Typical cost: GBP 3,000-12,000/year.
Level 2: Media monitoring (capture + structure)
Media monitoring adds structure and workflow on top of capture. It answers: "What was said, what does it mean for us operationally, and who needs to know?"
What it adds beyond press monitoring:
- Automated sentiment scoring (positive / neutral / negative)
- Tagging by topic, outlet tier, spokesperson, and geography
- Configurable alerts with trigger rules (e.g., notify the head of comms within 15 minutes of any Tier 1 negative mention)
- Daily briefs with curated summaries and action recommendations
- Basic share of voice tracking against 3-5 competitors
- Broadcast monitoring (transcripts and clips from BBC, Sky News, LBC, etc.)
- Integration with social listening for cross-channel awareness
UK context: This is where most mid-to-large UK comms teams operate. A Meltwater, Cision, or Signal AI subscription plus one analyst (in-house or agency) to manage the platform, produce briefs, and maintain queries. The platform provides the data; the analyst provides the judgement.
Who needs it: Any organisation regularly in the UK news cycle, operating in a regulated sector (FCA, CMA, ICO, Ofcom), managing a public-facing brand, or employing spokespeople who give media interviews.
Typical cost: GBP 15,000-50,000/year for the platform, plus GBP 35,000-55,000/year for an analyst (or equivalent agency retainer of GBP 3,000-6,000/month).
Level 3: Media intelligence (capture + structure + strategic insight)
Media intelligence connects media data to business outcomes and strategic decisions. It answers: "What do coverage patterns tell us about our competitive position, stakeholder perceptions, and strategic risks -- and what should we do about it?"
What it adds beyond media monitoring:
- Quarterly or monthly strategic analysis: narrative trends, framing shifts, journalist relationship mapping
- Benchmarking against competitors on quality-weighted share of voice, message pull-through, and key issue ownership
- Predictive indicators: identifying emerging risks from trade press patterns, regulatory signals, and social velocity anomalies
- Attribution analysis: connecting coverage to business outcomes (website traffic, lead generation, share price correlation, regulatory enquiries)

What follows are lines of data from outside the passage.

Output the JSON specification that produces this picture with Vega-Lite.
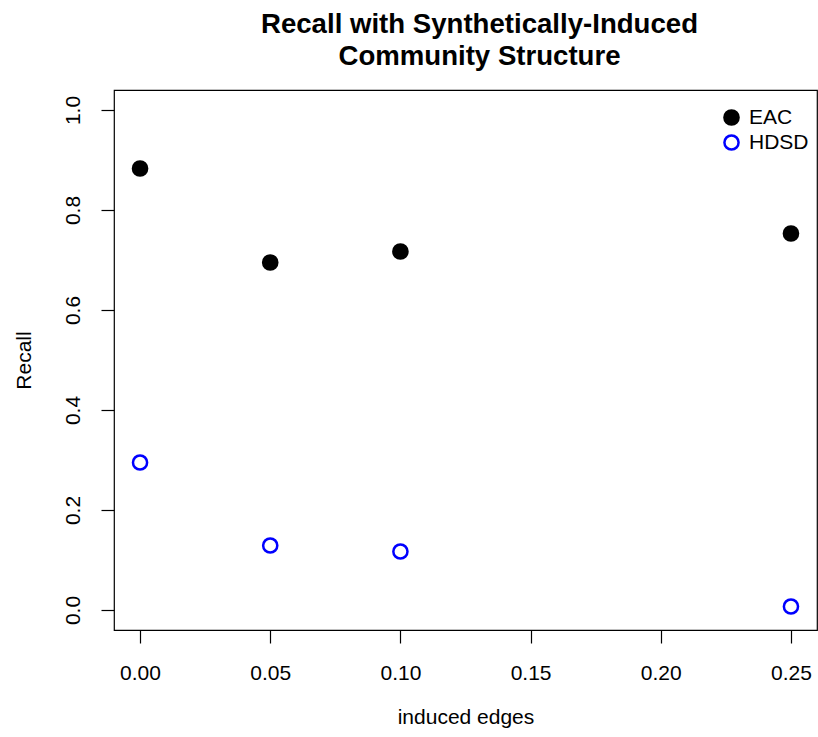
{
  "$schema": "https://vega.github.io/schema/vega-lite/v6.json",
  "width": 703,
  "height": 540,
  "autosize": "none",
  "padding": {"left": 114, "top": 90, "right": 1, "bottom": 107},
  "background": "white",
  "config": {
    "font": "Liberation Sans",
    "view": {"stroke": "black", "strokeWidth": 1.2}
  },
  "title": {
    "text": ["Recall with Synthetically-Induced", "Community Structure"],
    "fontSize": 27.6,
    "fontWeight": "bold",
    "font": "Liberation Sans",
    "color": "black",
    "anchor": "middle",
    "frame": "group",
    "lineHeight": 32,
    "offset": 19,
    "dx": 14
  },
  "data": {
    "values": [
      {"edges": 0.0, "recall": 0.883, "series": "EAC"},
      {"edges": 0.05, "recall": 0.695, "series": "EAC"},
      {"edges": 0.1, "recall": 0.717, "series": "EAC"},
      {"edges": 0.25, "recall": 0.753, "series": "EAC"},
      {"edges": 0.0, "recall": 0.295, "series": "HDSD"},
      {"edges": 0.05, "recall": 0.129, "series": "HDSD"},
      {"edges": 0.1, "recall": 0.117, "series": "HDSD"},
      {"edges": 0.25, "recall": 0.007, "series": "HDSD"}
    ]
  },
  "mark": {"type": "point", "shape": "circle", "size": 200, "strokeWidth": 2.5, "opacity": 1},
  "encoding": {
    "x": {
      "field": "edges",
      "type": "quantitative",
      "scale": {"domain": [-0.01, 0.26], "nice": false, "zero": false},
      "axis": {
        "title": "induced edges",
        "titleFontSize": 21,
        "titleFontWeight": "normal",
        "titleColor": "black",
        "titlePadding": 23,
        "values": [0, 0.05, 0.1, 0.15, 0.2, 0.25],
        "format": ".2f",
        "labelFontSize": 21,
        "labelColor": "black",
        "labelPadding": 19,
        "tickSize": 13,
        "tickColor": "black",
        "tickWidth": 1.2,
        "domain": false,
        "grid": false
      }
    },
    "y": {
      "field": "recall",
      "type": "quantitative",
      "scale": {"domain": [-0.04, 1.04], "nice": false, "zero": false},
      "axis": {
        "title": "Recall",
        "titleFontSize": 21,
        "titleFontWeight": "normal",
        "titleColor": "black",
        "titlePadding": 28,
        "values": [0, 0.2, 0.4, 0.6, 0.8, 1.0],
        "format": ".1f",
        "labelFontSize": 21,
        "labelColor": "black",
        "labelAngle": -90,
        "labelAlign": "center",
        "labelBaseline": "bottom",
        "labelPadding": 18,
        "tickSize": 13,
        "tickColor": "black",
        "tickWidth": 1.2,
        "domain": false,
        "grid": false
      }
    },
    "fill": {
      "field": "series",
      "type": "nominal",
      "scale": {"domain": ["EAC", "HDSD"], "range": ["black", "white"]},
      "legend": {
        "title": null,
        "orient": "none",
        "legendX": 607,
        "legendY": 17,
        "padding": 0,
        "labelFontSize": 21,
        "labelColor": "black",
        "labelOffset": 7,
        "symbolSize": 200,
        "symbolStrokeWidth": 2.5,
        "symbolType": "circle",
        "rowPadding": 0
      }
    },
    "stroke": {
      "field": "series",
      "type": "nominal",
      "scale": {"domain": ["EAC", "HDSD"], "range": ["black", "blue"]},
      "legend": {
        "title": null,
        "orient": "none",
        "legendX": 607,
        "legendY": 17,
        "padding": 0,
        "labelFontSize": 21,
        "labelColor": "black",
        "labelOffset": 7,
        "symbolSize": 200,
        "symbolStrokeWidth": 2.5,
        "symbolType": "circle",
        "rowPadding": 0
      }
    }
  }
}
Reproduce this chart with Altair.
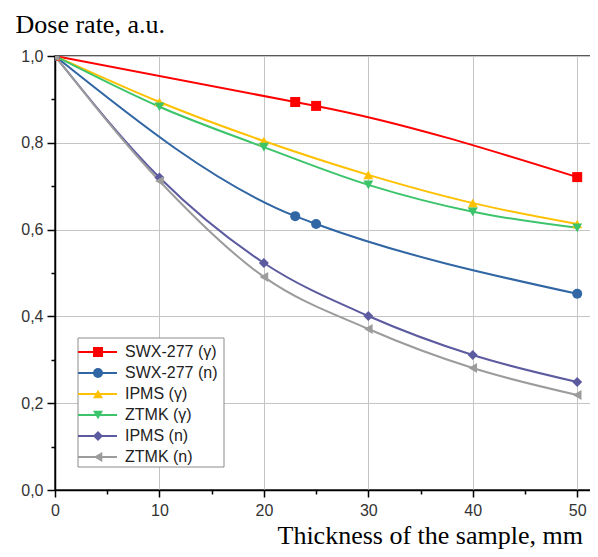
import altair as alt
import pandas as pd

series = ["SWX-277 (γ)", "SWX-277 (n)", "IPMS (γ)", "ZTMK (γ)", "IPMS (n)", "ZTMK (n)"]
colors = ["#ff0000", "#2f66a3", "#ffc000", "#3cc46a", "#5d5b9f", "#9c9c9c"]
shapes = ["square", "circle", "triangle-up", "triangle-down", "diamond", "triangle-left"]

swx_x = [0, 23, 25, 50]
swx_gamma = [1.0, 0.894, 0.885, 0.721]
swx_n = [1.0, 0.631, 0.613, 0.452]

thick = [0, 10, 20, 30, 40, 50]
ipms_gamma = [1.0, 0.894, 0.804, 0.726, 0.661, 0.613]
ztmk_gamma = [1.0, 0.883, 0.790, 0.703, 0.641, 0.604]
ipms_n = [1.0, 0.720, 0.523, 0.401, 0.311, 0.249]
ztmk_n = [1.0, 0.712, 0.491, 0.371, 0.281, 0.219]

x_ticks = [0, 5, 10, 15, 20, 25, 30, 35, 40, 45, 50]
y_ticks = [0.0, 0.1, 0.2, 0.3, 0.4, 0.5, 0.6, 0.7, 0.8, 0.9, 1.0]

rows = []
for name, xs, ys in [
    (series[0], swx_x, swx_gamma),
    (series[1], swx_x, swx_n),
    (series[2], thick, ipms_gamma),
    (series[3], thick, ztmk_gamma),
    (series[4], thick, ipms_n),
    (series[5], thick, ztmk_n),
]:
    for xv, yv in zip(xs, ys):
        rows.append({"series": name, "x": xv, "y": yv})
df = pd.DataFrame(rows)

legend_df = pd.DataFrame({"series": series, "idx": list(range(len(series)))})

color_scale = alt.Scale(domain=series, range=colors)
shape_scale = alt.Scale(domain=series, range=shapes)

minor_x = "datum.value % 10 != 0"
minor_y = "round(datum.value * 10) % 2 != 0"

x_axis = alt.Axis(
    values=x_ticks,
    title="Thickness of the sample, mm",
    labelExpr="datum.value % 10 == 0 ? format(datum.value, 'd') : ''",
    tickSize={"condition": {"test": minor_x, "value": 4}, "value": 7},
    gridOpacity={"condition": {"test": minor_x, "value": 0}, "value": 1},
    labelFlush=False,
    labelOverlap=False,
    labelPadding=5,
    titleX=222,
    titleY=53,
    titleAlign="left",
    titleBaseline="alphabetic",
    titleAnchor="start",
)
y_axis = alt.Axis(
    values=y_ticks,
    title="Dose rate, a.u.",
    labelExpr="round(datum.value * 10) % 2 == 0 ? replace(format(datum.value, '.1f'), '.', ',') : ''",
    tickSize={"condition": {"test": minor_y, "value": 4}, "value": 8},
    gridOpacity={"condition": {"test": minor_y, "value": 0}, "value": 1},
    labelFlush=False,
    labelOverlap=False,
    labelPadding=4,
    titleAngle=0,
    titleX=-40,
    titleY=-24,
    titleAlign="left",
    titleBaseline="alphabetic",
    titleAnchor="start",
)

X = alt.X("x:Q", scale=alt.Scale(domain=[0, 51.8], nice=False, zero=False), axis=x_axis)
Y = alt.Y("y:Q", scale=alt.Scale(domain=[0, 1.0], nice=False), axis=y_axis)

lines = alt.Chart(df).mark_line(strokeWidth=2, interpolate="monotone", clip=True).encode(
    x=X, y=Y,
    color=alt.Color("series:N", scale=color_scale, legend=None),
    detail="series:N",
)
points = alt.Chart(df).mark_point(filled=True, size=100, opacity=1, clip=True).encode(
    x="x:Q", y="y:Q",
    color=alt.Color("series:N", scale=color_scale, legend=None),
    shape=alt.Shape("series:N", scale=shape_scale, legend=None),
)

base_leg = alt.Chart(legend_df).transform_calculate(py="296 + 21 * datum.idx")
leg_box = alt.Chart(legend_df).mark_rect(fill="white", stroke="#8c8c8c", strokeWidth=1).encode(
    x=alt.value(23), x2=alt.value(169), y=alt.value(282), y2=alt.value(411)
).transform_filter("datum.idx == 0")
leg_rule = base_leg.mark_rule(strokeWidth=2).encode(
    x=alt.value(23), x2=alt.value(62),
    y=alt.Y("py:Q", scale=None),
    color=alt.Color("series:N", scale=color_scale, legend=None),
)
leg_pt = base_leg.mark_point(filled=True, size=100, opacity=1).encode(
    x=alt.value(43),
    y=alt.Y("py:Q", scale=None),
    color=alt.Color("series:N", scale=color_scale, legend=None),
    shape=alt.Shape("series:N", scale=shape_scale, legend=None),
)
leg_txt = base_leg.mark_text(align="left", baseline="middle", font="Liberation Sans",
                             fontSize=16, color="#222222").encode(
    x=alt.value(70),
    y=alt.Y("py:Q", scale=None),
    text="series:N",
)

chart = alt.layer(lines, points, leg_box, leg_rule, leg_pt, leg_txt).properties(
    width=541,
    height=434,
    autosize=alt.AutoSizeParams(type="none"),
    padding={"left": 47, "top": 48, "right": -6, "bottom": 59},
).configure_view(
    stroke="#222222", strokeWidth=1.5
).configure_axis(
    domainColor="#000000",
    domainWidth=1.5,
    tickColor="#000000",
    tickWidth=1.5,
    gridColor="#c4c4c4",
    gridWidth=1,
    labelFont="Liberation Sans",
    labelFontSize=16,
    labelColor="#333333",
    titleFont="Liberation Serif",
    titleFontSize=26,
    titleFontWeight="normal",
    titleColor="#000000",
)

chart.save("out.html", embed_options={"renderer": "svg", "actions": False})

- Stakeholder mapping: which journalists, outlets, and commentators shape opinion for your key audiences
- Executive reporting: board-ready dashboards and narrative that connect media data to business strategy
UK context: Media intelligence requires either a senior in-house analyst (comms insight manager / head of media intelligence) or a specialist agency. Firms like Isentia, Kantar, and boutique consultancies like Commetric or Carma provide media intelligence services. Some in-house teams build this capability using Meltwater or Signal AI data exported to Power BI, supplemented with manual analysis.
Who needs it: FTSE 350 companies, regulated financial institutions, NHS trusts with public accountability, government departments, and any organisation where media coverage directly affects share price, regulatory outcomes, or licence to operate.
Typical cost: GBP 50,000-120,000/year for platform + analyst + strategic reporting. Agency-delivered intelligence packages run GBP 5,000-15,000/month.
How the levels build on each other
| Capability | Press monitoring | Media monitoring | Media intelligence | |-----------|-----------------|-----------------|-------------------| | Coverage capture | Yes | Yes | Yes | | Sentiment scoring | No | Yes | Yes | | Tagging and taxonomy | No | Yes | Yes | | Alerts and escalation | No | Yes | Yes | | Daily briefs | No | Yes | Yes | | Share of voice | No | Basic | Quality-weighted, benchmarked | | Strategic analysis | No | No | Yes | | Outcome attribution | No | No | Yes | | Board-ready reporting | No | No | Yes | | Predictive signals | No | No | Yes |
The levels are cumulative. You cannot do meaningful media intelligence without solid monitoring underneath, and monitoring requires reliable capture. Teams that try to skip levels -- buying an expensive intelligence service without having their monitoring fundamentals in place -- waste money on sophisticated analysis built on unreliable data.
Deciding which level you need
Start with these questions:
1. What decisions does your leadership make based on media data? If the answer is "none yet," start with Level 1 or 2 and build from there. 2. Are you in a regulated sector where coverage affects regulatory relationships? If yes, Level 2 minimum. The FCA, CMA, and Ofcom all pay attention to media narratives. 3. Does your board or executive committee receive regular media reports? If yes, and they act on them, you need Level 3. 4. Do you benchmark competitively? Quality-weighted SOV and message pull-through require Level 3 capability. 5. What is your team size? Level 2 requires at least one dedicated analyst. Level 3 requires a senior analyst or agency support.
Common mistake: calling press monitoring "media intelligence"
A UK mid-cap company renewed its Cision contract and told the board it had "invested in media intelligence." In practice, the Cision subscription delivered a daily email digest of clippings. No one tagged the coverage, analysed trends, or produced strategic reports. When the board asked "what is our share of voice in the trade press?" the comms team had no answer because they had a Level 1 tool being described as a Level 3 capability.
The mismatch created a credibility problem that took two years to fix. Label your capability honestly, invest in the level that matches your decision-making needs, and build upward from there.